Meslek hayatım boyunca bana gelen onlarca proje talebinde, bilinçli olarak, yapacağı bina için bir mühendislik hizmeti almak amacıyla proje isteyenlerin sayısı bir elin parmaklarını geçmez. Bunların içerisinde de yapılan projelere göre gereken malzeme miktarları beklentisini aştığından sonradan proje yaptırdığına pişman olanları da var. Proje dışına çıkması ve kendi söylediği şekilde binasını yapması için ustalarını yönlendiren ve hatta buna zorlayan çok bina sahibi gördük. Hal böyle olunca ne yapılan projelerin bir kıymeti kalıyor ne de yapılan kontrollerin veya çıkarılan kanunların. İnsanlara kanun zoruyla ne kadar sağlam bina yaptırılabilir ki… Dolayısıyla ha bire yeni kanunlar, yönetmelikler çıkarmak yerine ilk önce insanlara bina yapmanın usta işi değil, bir mimarlık-mühendislik işi olduğunu öğretmemiz veya buna ikna etmemiz gerekiyor. Aksi takdirde her çıkarılan yeni kanun ve yönetmelik, fiili durum ve sosyal gerçeklik karşısında hiçbir yaptırımı olmayan ilgili kurum ve kuruluşların sorumluluğunu arttırmaktan başka bir işe yaramıyor.

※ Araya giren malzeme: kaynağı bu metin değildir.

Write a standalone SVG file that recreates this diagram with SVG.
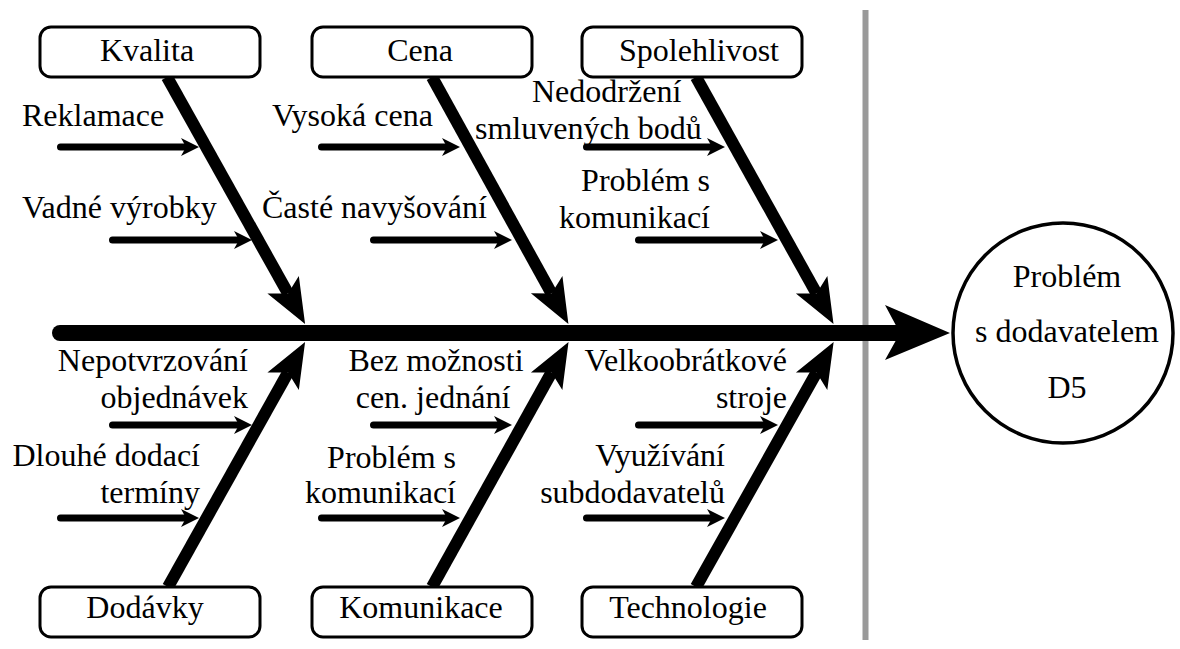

Yapılması gereken şey; bina yapmayı düşünen her kesin isteyerek, ilk önce bir mimara gidip yapılacak binayı ortaya çıkardıktan sonra, mimarın koordinasyonunda gerekli betonarme, mekanik ve elektrik tesisatı projelerini yaptırmaktır. Ondan sonra yürürlükteki mevzuata göre bir yapı denetim firması ile sözleşme imzalayıp, projelerini bu firmaya ve ilgili meslek odasına kontrol ettirdikten sonra, ruhsat için ilgili belediyeye müracaat etmektir. Gerekli izinler alındıktan sonra da projesine ve ilgili standart ve şartnamelere harfiyen uyarak, mühendisin kontrolü altında binasını yapmasıdır. Bunların tamamı ancak gönüllü olarak ve gerekliliğine inanarak yapıldığında sonuç alınabilir.
Açıkçası insanlığın, her konuda olduğu gibi inşaat ve deprem konusunda edindiği bilgi birikimi ve yapı teknolojisinde gelinen durumu göz önünde bulundurduğumuzda, hâlâ orta sayılabilecek büyüklüklerdeki depremlerde dahi binaların yıkıldığını ve çok sayıda insanın bu yıkıntıların altında kalarak can verdiğini, Van örneğinde olduğu gibi nerdeyse koskoca bir şehrin kaderini değiştirdiğini görmek acı veriyor.